Sep 012016
 

Although I use graphical on-screen calculators for many calculations, it can sometimes be convenient to perform calculations at the command-line (or in shell scripts). In which case the old tool is expr :-

» expr 3 \* 9 
27

Very convenient; even though I can do such a calculation in my head there are circumstances where checking with a calculator is suitably cautious. You can of course perform calculations directly in the shell; if you are using a modern shell such as zsh or bash :-

» echo $((3 * 9))
27

Whilst convenient, such methods do have their disadvantages :-

  • The expr tool takes it’s expression after the shell has had it’s way with interpreting it – which is why I have escaped the “*” to multiply. You cannot put quotes around the expression either as expr assumes it to be a string.
  • These calculations are integer calculations, so you cannot find out what 77/4 is (19.25). Oops! Turns out that if you make one of the numbers in the expression a float, then the result is properly calculated: echo $((77.0/4) -> 19.25.
  • These calculators are limited to relatively small numbers – according to zsh, 2^63 is -9223372036854775808

If you need something a little more sophisticated then qalc (this is the command-line interface for Qalculate!) makes a pretty good command line calculator.

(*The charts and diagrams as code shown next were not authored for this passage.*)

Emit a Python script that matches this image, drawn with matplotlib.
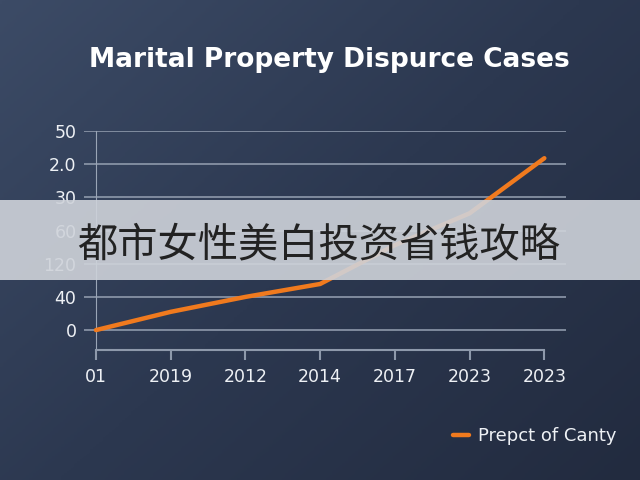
import numpy as np
import matplotlib.pyplot as plt
from matplotlib.colors import LinearSegmentedColormap

# data (y is in grid-slot units, labels are as printed)
years = ['01', '2019', '2012', '2014', '2017', '2023', '2023']
y_labels = ['0', '40', '120', '60', '30', '2.0', '50']
cases = [0.0, 0.55, 1.0, 1.39, 2.56, 3.52, 5.18]

title = 'Marital Property Dispurce Cases'
legend_label = 'Prepct of Canty'
banner_text = '都市女性美白投资省钱攻略'

#%%
fig = plt.figure(figsize=(6.4, 4.8), dpi=100)

# background gradient
bg = fig.add_axes([0, 0, 1, 1], zorder=0)
xx, yy = np.meshgrid(np.linspace(0, 1, 200), np.linspace(0, 1, 200))
grad = 0.55 * xx + 0.45 * yy
cmap = LinearSegmentedColormap.from_list('bg', ['#3c4b66', '#2c3850', '#222b3f'])
bg.imshow(grad, cmap=cmap, aspect='auto', extent=[0, 1, 0, 1], origin='upper')
bg.axis('off')

ax = fig.add_axes([84/640, 130/480, 482/640, 219/480], zorder=1)
ax.patch.set_alpha(0)

x = np.arange(len(years))
ax.plot(x, cases, color='#f07a1e', linewidth=3.2, solid_capstyle='round', zorder=3,
        label=legend_label)

ax.set_xlim(-0.16, 6.29)
ax.set_ylim(-0.6, 6.0)
ax.set_xticks(x)
ax.set_xticklabels(years)
ax.set_yticks(range(len(y_labels)))
ax.set_yticklabels(y_labels)

ax.grid(axis='y', color='#8e99ab', linewidth=1.2)
ax.grid(axis='x', visible=False)

for s in ['top', 'right']:
    ax.spines[s].set_visible(False)
ax.spines['left'].set_position(('data', 0))
ax.spines['left'].set_color('#9aa5b6')
ax.spines['left'].set_linewidth(0.8)
ax.spines['bottom'].set_bounds(0, 6)
ax.spines['bottom'].set_color('#8e99ab')
ax.spines['bottom'].set_linewidth(1.5)

ax.tick_params(axis='x', colors='#8e99ab', length=7, width=1.5, direction='out', pad=6,
               labelcolor='#eef1f5', labelsize=12.5)
ax.tick_params(axis='y', length=0, pad=14, labelcolor='#eef1f5', labelsize=12.5)

fig.text(0.515, 0.875, title, ha='center', va='center', color='white',
         fontsize=19, fontweight='bold')

leg = fig.legend(loc='center', bbox_to_anchor=(0.835, 0.092), frameon=False,
                 handlelength=0.9, handletextpad=0.5, fontsize=13)
for t in leg.get_texts():
    t.set_color('#eef1f5')

# semi transparent banner with chinese caption
band = fig.add_axes([0, 200/480, 1, 80/480], zorder=5)
band.set_facecolor('#cfd3da')
band.patch.set_alpha(0.9)
band.set_xticks([])
band.set_yticks([])
for s in band.spines.values():
    s.set_visible(False)
band.text(0.498, 0.44, banner_text, ha='center', va='center', color='#222222',
          fontsize=29, family=['Noto Sans CJK SC', 'DejaVu Sans'])

fig.savefig('out.png', dpi=100)
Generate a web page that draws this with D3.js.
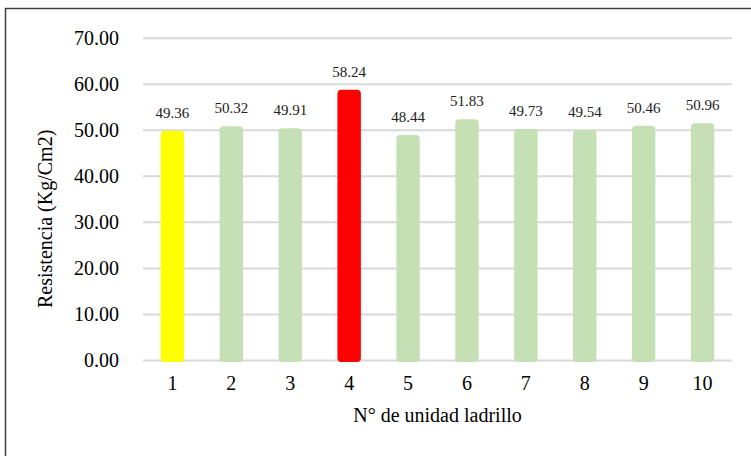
<!DOCTYPE html>
<html>
<head>
<meta charset="utf-8">
<script src="https://cdn.jsdelivr.net/npm/d3@7"></script>
<style>
  html, body { margin: 0; padding: 0; background: #fff; }
  svg { display: block; }
  svg text { font-family: "Liberation Serif", "Times New Roman", Times, "DejaVu Serif", serif !important; }
</style>
</head>
<body>
<svg id="chart" width="751" height="456"></svg>
<script>
// Compressive strength per brick unit
const units = ["1", "2", "3", "4", "5", "6", "7", "8", "9", "10"];
const strength = [49.36, 50.32, 49.91, 58.24, 48.44, 51.83, 49.73, 49.54, 50.46, 50.96];
const barColors = ["#ffff00", "#c5e0b4", "#c5e0b4", "#ff0000", "#c5e0b4", "#c5e0b4", "#c5e0b4", "#c5e0b4", "#c5e0b4", "#c5e0b4"];
const yTicks = [0, 10, 20, 30, 40, 50, 60, 70];
const xTitle = "N° de unidad ladrillo";
const yTitle = "Resistencia (Kg/Cm2)";

const svg = d3.select("#chart");
const W = 751, H = 456;
const plot = { left: 143, right: 732, top: 37.7, bottom: 360 };

// outer frame
svg.append("rect")
  .attr("x", 5.5).attr("y", 8.5)
  .attr("width", W + 10).attr("height", H + 10)
  .attr("fill", "none").attr("stroke", "#404040").attr("stroke-width", 1.5);

const x = d3.scaleBand().domain(units).range([plot.left, plot.right]).paddingInner(0.67).paddingOuter(0.335);
const y = d3.scaleLinear().domain([0, 70]).range([plot.bottom, plot.top]);

// gridlines + y tick labels via axis
const yAxis = d3.axisLeft(y).tickValues(yTicks).tickFormat(d3.format(".2f"))
  .tickSize(-(plot.right - plot.left)).tickPadding(24);
const gy = svg.append("g").attr("transform", `translate(${plot.left},0)`).call(yAxis);
gy.select(".domain").remove();
gy.selectAll(".tick line").attr("stroke", "#d9d9d9").attr("stroke-width", 2);
gy.selectAll(".tick text").attr("fill", "#000").attr("font-size", 20).attr("dy", "0.34em");

// bars
svg.append("g").selectAll("rect").data(strength).join("rect")
  .attr("x", (d, i) => x(units[i]))
  .attr("y", d => y(d))
  .attr("width", x.bandwidth())
  .attr("height", d => y(0) - y(d))
  .attr("rx", 2)
  .attr("fill", (d, i) => barColors[i])
  .attr("stroke", (d, i) => barColors[i])
  .attr("stroke-width", 4)
  .attr("stroke-linejoin", "round");

// value labels
svg.append("g").selectAll("text").data(strength).join("text")
  .attr("x", (d, i) => x(units[i]) + x.bandwidth() / 2)
  .attr("y", d => y(d) - 15)
  .attr("text-anchor", "middle")
  .attr("font-size", 15)
  .attr("fill", "#222")
  .text(d => d.toFixed(2));

// x tick labels via axis
const xAxis = d3.axisBottom(x).tickSize(0).tickPadding(16);
const gx = svg.append("g").attr("transform", `translate(0,${plot.bottom})`).call(xAxis);
gx.select(".domain").remove();
gx.selectAll(".tick text").attr("fill", "#000").attr("font-size", 20);

// axis titles
svg.append("text")
  .attr("x", (plot.left + plot.right) / 2).attr("y", 422)
  .attr("text-anchor", "middle").attr("font-size", 20).attr("fill", "#000")
  .text(xTitle);

svg.append("text")
  .attr("transform", `translate(52,${(plot.top + plot.bottom) / 2 + 20}) rotate(-90)`)
  .attr("text-anchor", "middle").attr("font-size", 20).attr("fill", "#000")
  .text(yTitle);
</script>
</body>
</html>
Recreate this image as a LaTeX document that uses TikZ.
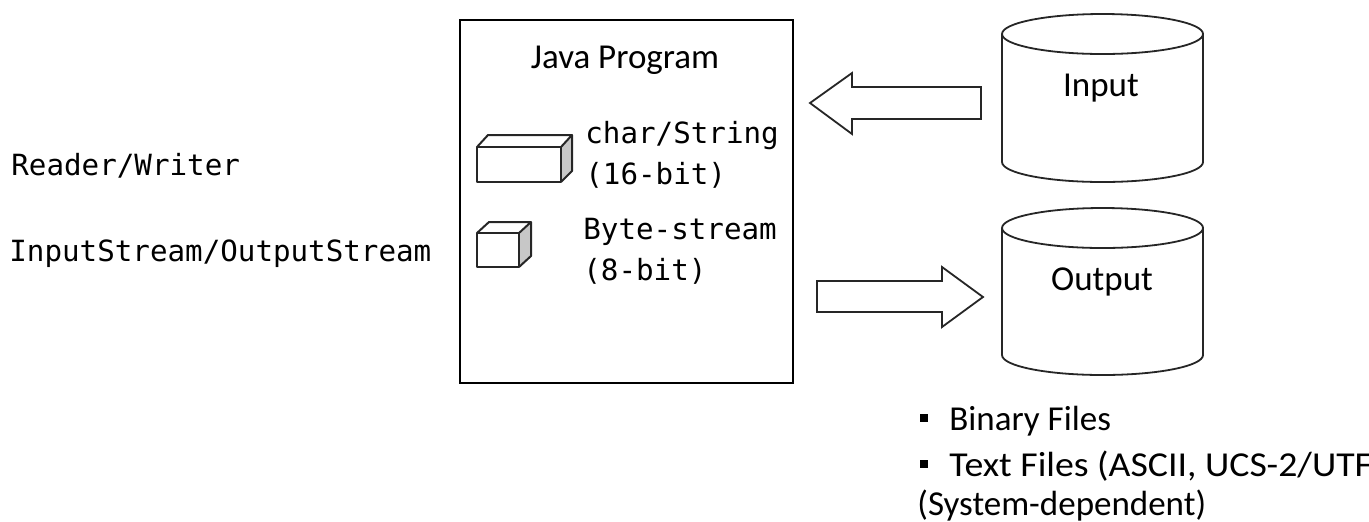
\documentclass[tikz,border=0pt]{standalone}
\usepackage{fontspec}
\setmainfont{Carlito}
\newfontfamily\monof{DejaVu Sans Mono}
\begin{document}
\begin{tikzpicture}[x=0.5pt,y=-0.5pt,
  sanslbl/.style={font=\fontsize{17.5}{20}\selectfont, inner sep=0pt},
  monolbl/.style={font=\monof\fontsize{14.6}{19.5}\selectfont, inner sep=0pt, anchor=west},
  frame/.style={draw=black, line width=1pt},
  cube/.style={draw=black!85, line width=1pt, line join=round},
  bigarrow/.style={draw=black!85, line width=0.9pt, fill=white, line join=miter},
  drum/.style={draw=black!85, line width=0.9pt, fill=white}]
\useasboundingbox (0,0) rectangle (1369,521);
\clip (0,0) rectangle (1369,521);

% left labels
\node[monolbl] (rw) at (11,166) {Reader/Writer};
\node[monolbl] (ios) at (9,254) {InputStream/OutputStream};

% program box
\node[frame, minimum width=166.5pt, minimum height=181.5pt, inner sep=0pt] (prog) at (626.5,201.5) {};
\node[sanslbl] (jp) at (625,60) {Java Program};

% big cuboid
\fill[black!22] (561,147) -- (572,135) -- (572,171) -- (561,182) -- cycle;
\draw[cube] (477,147) rectangle (561,182);
\draw[cube] (477,147) -- (488,135) -- (572,135) -- (561,147);
\draw[cube] (572,135) -- (572,171) -- (561,182);
\node[monolbl] (cs) at (585,136) {char/String};
\node[monolbl] (c16) at (585,175) {(16-bit)};

% small cuboid
\fill[black!22] (519,233) -- (531,222) -- (531,256) -- (519,267) -- cycle;
\draw[cube] (477,233) rectangle (519,267);
\draw[cube] (477,233) -- (489,222) -- (531,222) -- (519,233);
\draw[cube] (531,222) -- (531,256) -- (519,267);
\node[monolbl] (bs) at (583,232) {Byte-stream};
\node[monolbl] (b8) at (583,271) {(8-bit)};

% input arrow (pointing left)
\draw[bigarrow] (810,103) -- (852,73) -- (852,87) -- (981,87) -- (981,119) -- (852,119) -- (852,134) -- cycle;
% output arrow (pointing right)
\draw[bigarrow] (983,297) -- (942,267) -- (942,281) -- (817,281) -- (817,312) -- (942,312) -- (942,327) -- cycle;

% input cylinder
\draw[drum] (1002,34) -- (1002,162) arc[start angle=180, end angle=0, x radius=100.5, y radius=20] -- (1203,34);
\draw[drum] (1102.5,34) ellipse[x radius=100.5, y radius=20];
\node[sanslbl] (in) at (1101,88) {Input};

% output cylinder
\draw[drum] (1002,228) -- (1002,355) arc[start angle=180, end angle=0, x radius=100.5, y radius=20] -- (1203,228);
\draw[drum] (1102.5,228) ellipse[x radius=100.5, y radius=20];
\node[sanslbl] (out) at (1102,282) {Output};

% bullet list
\fill (920,414) rectangle (928,422);
\fill (920,460) rectangle (928,468);
\node[sanslbl, anchor=west] (bf) at (949,421) {Binary Files};
\node[sanslbl, anchor=west, xscale=1.08, transform shape] (tf) at (949,466) {Text Files (ASCII, UCS-2/UTF};
\node[sanslbl, anchor=west] (sd) at (917,506) {(System-dependent)};
\end{tikzpicture}
\end{document}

It has to be installed with sudo apt-get install qalc and once installed it should be run interactively to get the initial configuration out of the way :-

» qalc
You need the download exchange rates to be able to convert between different currencies.
You can later get current exchange rates with the "exchange rates" command.
Do you want to fetch exchange rates now from the Internet (default yes)? yes
> quit

Once installed you can perform calculations in the same way as expr (although you can enclose an expression in quotes) :-

» qalc "3 * 9"
3 * 9 = 27
» qalc "2 ^ 72"
2^72 = approx. 4.7223665E21
» qalc "0xff"  
255 = 255
» qalc "86400s to hours"                                                                  
86400 * second = 24 h

You can add the “-t” option to prevent qalc telling you the expression it calculated; perhaps more useful in scripts than interactively.